As we know, more and more consumers use the net to begin their buying process and none more so than car buyers. More than 50% of buyers now start the search for a new or used car by first looking online. Typically they tend to search for information about certain models which fit their criteria and budget, find out what the reviewers say and move on from there.
As we all accept now, in the trade ensuring that our used car stock is priced competitively and marketed professionally is the best (only?) way to attract customers and no amount of investment in showroom facilities will attract buyers if the product is not the best it can be.
Many dealers are now looking ever harder at the presentation and preparation of their cars and ‘detailing’ them in order that they look absolutely stunning and give customers no excuse for not buying because of any quality issues. When times are good its attention to detail like this that can slip but when the business is tougher there really is no excuse.

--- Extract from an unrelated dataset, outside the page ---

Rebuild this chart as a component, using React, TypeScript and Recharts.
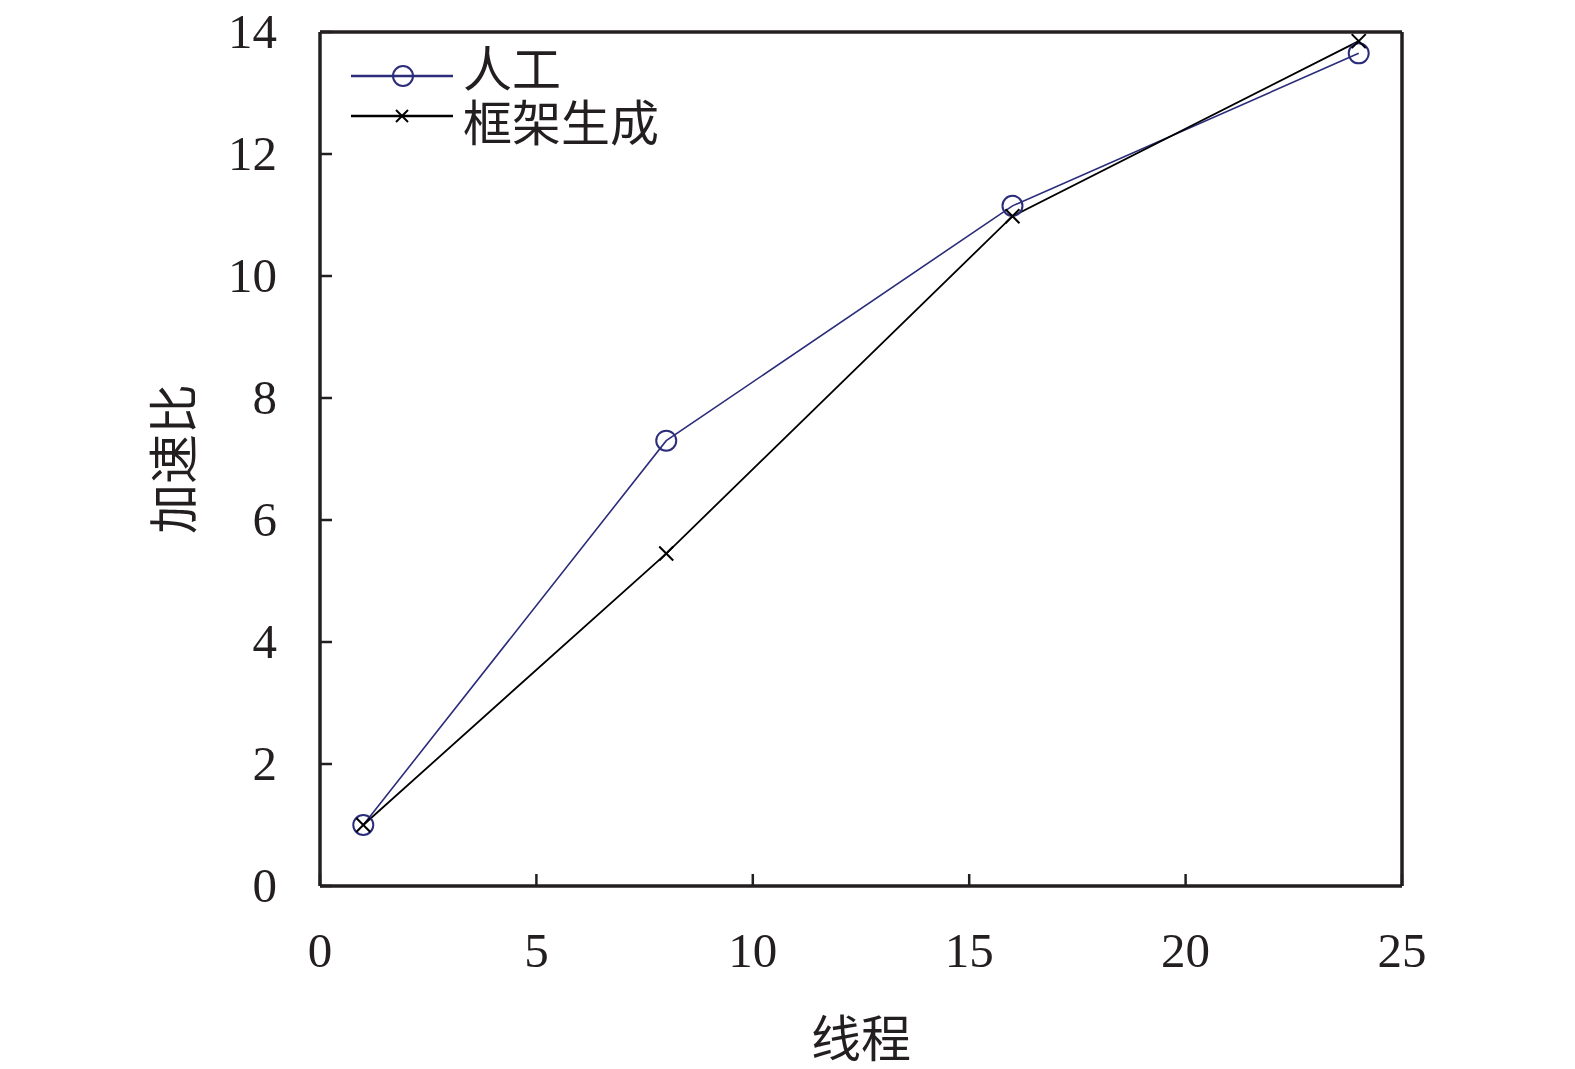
import React from 'react';
import { LineChart, Line, XAxis, YAxis, Legend, ReferenceLine } from 'recharts';

const threads = [1, 8, 16, 24];
const manualSpeedup = [1.0, 7.3, 11.15, 13.65];
const frameworkSpeedup = [1.0, 5.45, 10.98, 13.85];
const xTicks = [0, 5, 10, 15, 20, 25];
const yTicks = [0, 2, 4, 6, 8, 10, 12, 14];
const seriesNames = ['人工', '框架生成'];
const xTitle = '线程';
const yTitle = '加速比';

const data = threads.map((t, i) => ({
  t,
  manual: manualSpeedup[i],
  framework: frameworkSpeedup[i],
}));

const AXIS = '#231f20';
const NAVY = '#2b2d7a';
const NUM_FONT = "'Liberation Serif', 'Times New Roman', serif";
const CJK_FONT = "'Noto Sans CJK SC', 'Liberation Serif', serif";

const CircleDot = (props: any) => {
  const { cx, cy, index } = props;
  if (cx == null || cy == null) return <g key={`c${index}`} />;
  return <circle key={`c${index}`} cx={cx} cy={cy} r={10} fill="none" stroke={NAVY} strokeWidth={2} />;
};

const CrossDot = (props: any) => {
  const { cx, cy, index } = props;
  if (cx == null || cy == null) return <g key={`x${index}`} />;
  const s = 7;
  return (
    <g key={`x${index}`}>
      <line x1={cx - s} y1={cy - s} x2={cx + s} y2={cy + s} stroke="#000" strokeWidth={2} />
      <line x1={cx - s} y1={cy + s} x2={cx + s} y2={cy - s} stroke="#000" strokeWidth={2} />
    </g>
  );
};

const YTick = (props: any) => {
  const { x, y, payload } = props;
  return (
    <g>
      <line x1={x} y1={y} x2={x + 12} y2={y} stroke={AXIS} strokeWidth={2.5} />
      <text x={x - 43} y={y + 16} textAnchor="end" fontFamily={NUM_FONT} fontSize={49} fill="#231f20">
        {payload.value}
      </text>
    </g>
  );
};

const XTick = (props: any) => {
  const { x, y, payload } = props;
  return (
    <g>
      <line x1={x} y1={y} x2={x} y2={y - 12} stroke={AXIS} strokeWidth={2.5} />
      <text x={x} y={y + 81} textAnchor="middle" fontFamily={NUM_FONT} fontSize={49} fill="#231f20">
        {payload.value}
      </text>
    </g>
  );
};

const LegendContent = () => {
  const rows = [
    { name: seriesNames[0], color: NAVY, marker: 'circle', lineY: 36, textY: 25 },
    { name: seriesNames[1], color: '#000', marker: 'cross', lineY: 76, textY: 79 },
  ];
  return (
    <svg width={360} height={120} style={{ display: 'block', overflow: 'visible' }}>
      {rows.map((r) => (
        <g key={r.name}>
          <line x1={11} y1={r.lineY} x2={113} y2={r.lineY} stroke={r.color} strokeWidth={2.5} />
          {r.marker === 'circle' ? (
            <circle cx={63} cy={r.lineY} r={10} fill="none" stroke={r.color} strokeWidth={2} />
          ) : (
            <g>
              <line x1={56} y1={r.lineY - 6} x2={68} y2={r.lineY + 6} stroke="#000" strokeWidth={2} />
              <line x1={56} y1={r.lineY + 6} x2={68} y2={r.lineY - 6} stroke="#000" strokeWidth={2} />
            </g>
          )}
          <text x={123} y={r.textY} dominantBaseline="central" fontFamily={CJK_FONT} fontSize={49} fill="#231f20">
            {r.name}
          </text>
        </g>
      ))}
    </svg>
  );
};

export default function App() {
  return (
    <div style={{ position: 'absolute', left: 0, top: 0, width: 1575, height: 1069, background: '#fff' }}>
      <LineChart width={1575} height={1069} data={data} margin={{ top: 32, right: 173, bottom: 0, left: 0 }}>
        <XAxis
          dataKey="t"
          type="number"
          domain={[0, 25]}
          ticks={xTicks}
          height={183}
          tickSize={0}
          tickMargin={0}
          tickLine={false}
          tick={<XTick />}
          axisLine={{ stroke: AXIS, strokeWidth: 3.5 }}
          label={(p: any) => {
            const vb = p.viewBox;
            return (
              <text x={vb.x + vb.width / 2} y={1035} textAnchor="middle" dominantBaseline="central" fontFamily={CJK_FONT} fontSize={50} fill="#231f20">
                {xTitle}
              </text>
            );
          }}
        />
        <YAxis
          type="number"
          domain={[0, 14]}
          ticks={yTicks}
          width={320}
          tickSize={0}
          tickMargin={0}
          tickLine={false}
          tick={<YTick />}
          axisLine={{ stroke: AXIS, strokeWidth: 3.5 }}
          label={(p: any) => {
            const vb = p.viewBox;
            const cx = 170;
            const cy = vb.y + vb.height / 2;
            return (
              <text x={cx} y={cy} transform={`rotate(-90 ${cx} ${cy})`} textAnchor="middle" dominantBaseline="central" fontFamily={CJK_FONT} fontSize={50} fill="#231f20">
                {yTitle}
              </text>
            );
          }}
        />
        <ReferenceLine y={14} stroke={AXIS} strokeWidth={3.5} ifOverflow="visible" />
        <ReferenceLine x={25} stroke={AXIS} strokeWidth={3.5} ifOverflow="visible" />
        <Legend
          layout="horizontal"
          verticalAlign="middle"
          align="center"
          content={<LegendContent />}
          wrapperStyle={{ position: 'absolute', left: 340, top: 40, width: 360, height: 120, bottom: 'auto', right: 'auto' }}
        />
        <Line
          name={seriesNames[0]}
          dataKey="manual"
          stroke={NAVY}
          strokeWidth={1.6}
          dot={CircleDot}
          activeDot={false}
          isAnimationActive={false}
        />
        <Line
          name={seriesNames[1]}
          dataKey="framework"
          stroke="#000"
          strokeWidth={1.8}
          dot={CrossDot}
          activeDot={false}
          isAnimationActive={false}
        />
      </LineChart>
    </div>
  );
}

We have also seen examples of car dealerships really looking into the issues surrounding the quality of the service offered and are setting up specialist “handover teams” to deliver that experience. This, of course, will be music to the ears of sales execs but when you think about it makes perfect sense. The more time that sales people can spend actually talking to customers and giving test drives and presentations the more opportunities they will have of selling cars more profitably. It’s a win-win situation if, at the same time, it makes the handover process a special experience for buyers. Even better if it means they tell all their family and friends about how well they were looked after.
This of course can only start to happen if dealers can create the footfall they need in the first place. This is why getting their online showrooms in order and maximising opportunities to convert lookers into visitors will become so much more vital in the coming years.
We often harp on at MTI about the need for dealers to interact with their customers via social media and their seeming reluctance to do this is simply because there appears to be no tangible measurement that will let them know how successful and cost-effective this approach is. However what they can do is commit resources to ensuring that, if 50% (and rising) of all car buyers start the process online, that their website and overall web presence gives them every chance to increase footfall. If they then make sure that the product and the staff all step up to the plate they can ensure that leakage is kept to a minimum.